Sejak kecil saya sering mendengar filosofi ini dalam bahasa daerah, (Dawan Timor) "Meup on ate, tah on usif." Bila diterjemahkan dalam bahasa Indonesia artinya, "Bekerja seperti hamba, makan seperti raja."
Filosofi ini, seakan mendarah daging untuk kalangan bawah, masyarakat sederhana di kampung. Ungkapan ini bagai api yang membakar semangat mereka untuk bekerja tanpa kenal lelah. Hidup untuk bekerja dan bekerja itulah hidup.
Saya kagum melihat para petani di sawah yang asyik memanen padi, tanpa peduli teriknya mentari. Di situlah saya membayangkan, seandainya saya berada di posisi mereka, pasti saya tidak sanggup. Itulah hebatnya para petani, sederhana tetapi tidak semua orang bisa.
Mereka rela berjemur matahari, rela kotor, demi mendapatkan sesuap nasi untuk menyambung hidup. Biasanya panas, kotor dan lelah, akan terobati saat memanen hasil.
Memang harus diakui bahwa pada dasarnya manusia adalah makhluk pekerja atau "homo faber." Hanya dengan bekerja ia menjadi manusia yang sesungguhnya.

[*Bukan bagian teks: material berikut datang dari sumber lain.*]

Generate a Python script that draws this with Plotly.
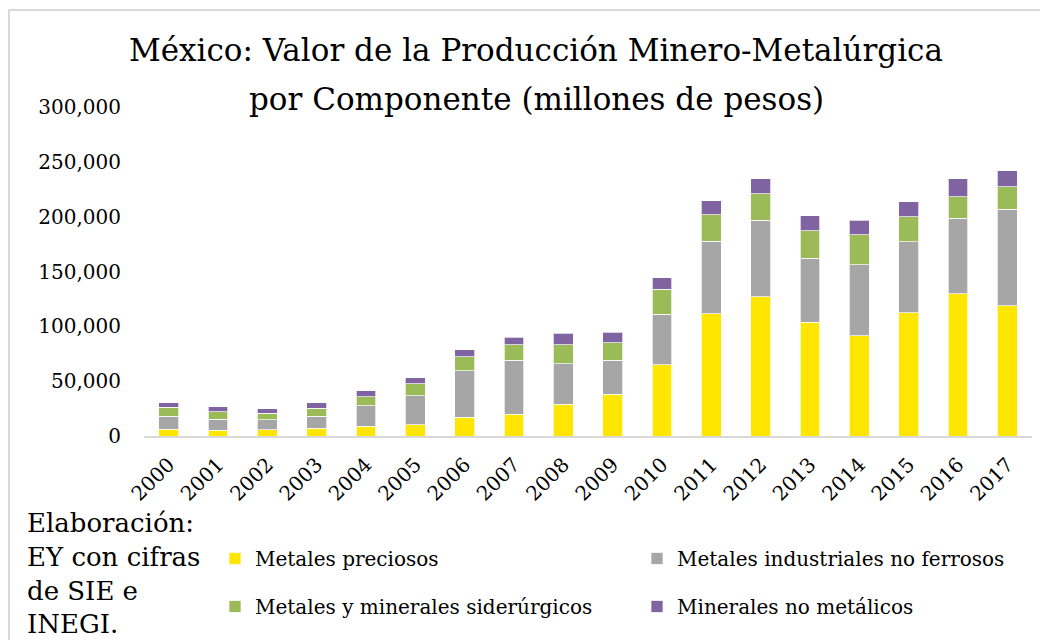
import plotly.graph_objects as go

years = [str(y) for y in range(2000, 2018)]
metales_preciosos = [6000, 5100, 5500, 6900, 8800, 10300, 17000, 19800, 28900, 38300,
                     64800, 111300, 127100, 103700, 91200, 112200, 129800, 118900]
metales_industriales = [12200, 10400, 9400, 11000, 18600, 26200, 42600, 49300, 36800, 30800,
                        46300, 66300, 69700, 58400, 65100, 64800, 68800, 88000]
metales_siderurgicos = [7900, 6700, 5800, 7300, 8500, 11200, 12800, 14000, 17300, 15800,
                        22500, 24300, 24000, 24900, 27100, 22800, 19400, 20400]
minerales_no_metalicos = [4300, 4600, 4000, 4900, 5200, 5200, 6100, 7000, 10700, 9800,
                          10700, 12500, 13700, 14000, 13400, 13700, 16400, 14600]

series = [
    ("Metales preciosos", metales_preciosos, "#FFE600", "legend"),
    ("Metales industriales no ferrosos", metales_industriales, "#A6A6A6", "legend2"),
    ("Metales y minerales siderúrgicos", metales_siderurgicos, "#9BBB59", "legend"),
    ("Minerales no metálicos", minerales_no_metalicos, "#8064A2", "legend2"),
]

# pixel geometry (page offset of 8px from body margin)
OFF = 8
W, H = 1048, 640
L, R, T, B = 136, 24, 99, 212
PW, PH = W - L - R, H - T - B

def px_x(x):
    return (x - OFF - L) / PW

def px_y(y):
    return (H - B - (y - OFF)) / PH

SERIF = "DejaVu Serif"

fig = go.Figure()
for i, (name, vals, color, leg) in enumerate(series):
    fig.add_trace(go.Bar(
        x=years, y=vals, name=name,
        marker=dict(color=color, line=dict(color="rgba(255,255,255,0.7)", width=1)),
        legend=leg, legendgroup=f"g{i}",
    ))

legend_common = dict(
    orientation="v", yanchor="top", xanchor="left",
    font=dict(family=SERIF, size=20, color="#000000"),
    bgcolor="rgba(0,0,0,0)", borderwidth=0, tracegroupgap=19,
)

fig.update_layout(
    width=W, height=H,
    margin=dict(l=L, r=R, t=T, b=B, autoexpand=False),
    barmode="stack", bargap=0.6,
    plot_bgcolor="white", paper_bgcolor="white",
    showlegend=True,
    legend=dict(x=px_x(215), y=px_y(539), **legend_common),
    legend2=dict(x=px_x(637), y=px_y(539), **legend_common),
    xaxis=dict(
        type="category", showline=True, linecolor="#D9D9D9", linewidth=2,
        showgrid=False, ticks="", tickangle=-45,
        tickfont=dict(family=SERIF, size=20, color="#000000"),
        ticklabelstandoff=7,
    ),
    yaxis=dict(
        range=[0, 300000], tickvals=[0, 50000, 100000, 150000, 200000, 250000, 300000],
        tickformat=",", showgrid=False, showline=False, zeroline=False, ticks="",
        tickfont=dict(family=SERIF, size=20, color="#000000"),
        ticklabelstandoff=22,
    ),
    shapes=[dict(
        type="rect", xref="paper", yref="paper",
        x0=px_x(9), x1=px_x(1100), y0=px_y(700), y1=px_y(10),
        line=dict(color="#D9D9D9", width=2), fillcolor="rgba(0,0,0,0)", layer="below",
    )],
    annotations=[
        dict(text="México: Valor de la Producción Minero-Metalúrgica",
             xref="paper", yref="paper", x=px_x(536), y=px_y(50),
             xanchor="center", yanchor="middle", showarrow=False,
             font=dict(family=SERIF, size=31, color="#000000")),
        dict(text="por Componente (millones de pesos)",
             xref="paper", yref="paper", x=px_x(536), y=px_y(99),
             xanchor="center", yanchor="middle", showarrow=False,
             font=dict(family=SERIF, size=31, color="#000000")),
        dict(text="Elaboración:<br>EY con cifras<br>de SIE e<br>INEGI.",
             xref="paper", yref="paper", x=px_x(25), y=px_y(506),
             xanchor="left", yanchor="top", align="left", showarrow=False,
             font=dict(family=SERIF, size=26, color="#000000")),
    ],
)

fig.write_html("out.html")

Bila kita mengambil konsep "homo faber", maka kita akan berkesimpulan bahwa, bukan manusia namanya bila ia tidak bekerja.
Kerja keras para petani, kegembiraan dan sorak--sorai ketika kembali ke rumah dengan membawa hasilnya menjadi motivasi tersendiri bagi kita, untuk menghargai pekerjaan sebagai bagian dari eksistensi manusia di dunia.
Saya angkat jempol untuk anda semua. Kalian adalah guru kehidupan, mengajar kami bukan dengan kata tetapi dengan kerja nyata.
Hidup harus diperjuangkan. Tidak ada yang gratis di dunia. Kata Bill Gates, "lahir miskin bukan salah kita, tetapi mati karena miskin itulah kesalahan kita." Supaya kaya, harus bekerja, supaya makan seperti raja, harus bekerja seperti hamba.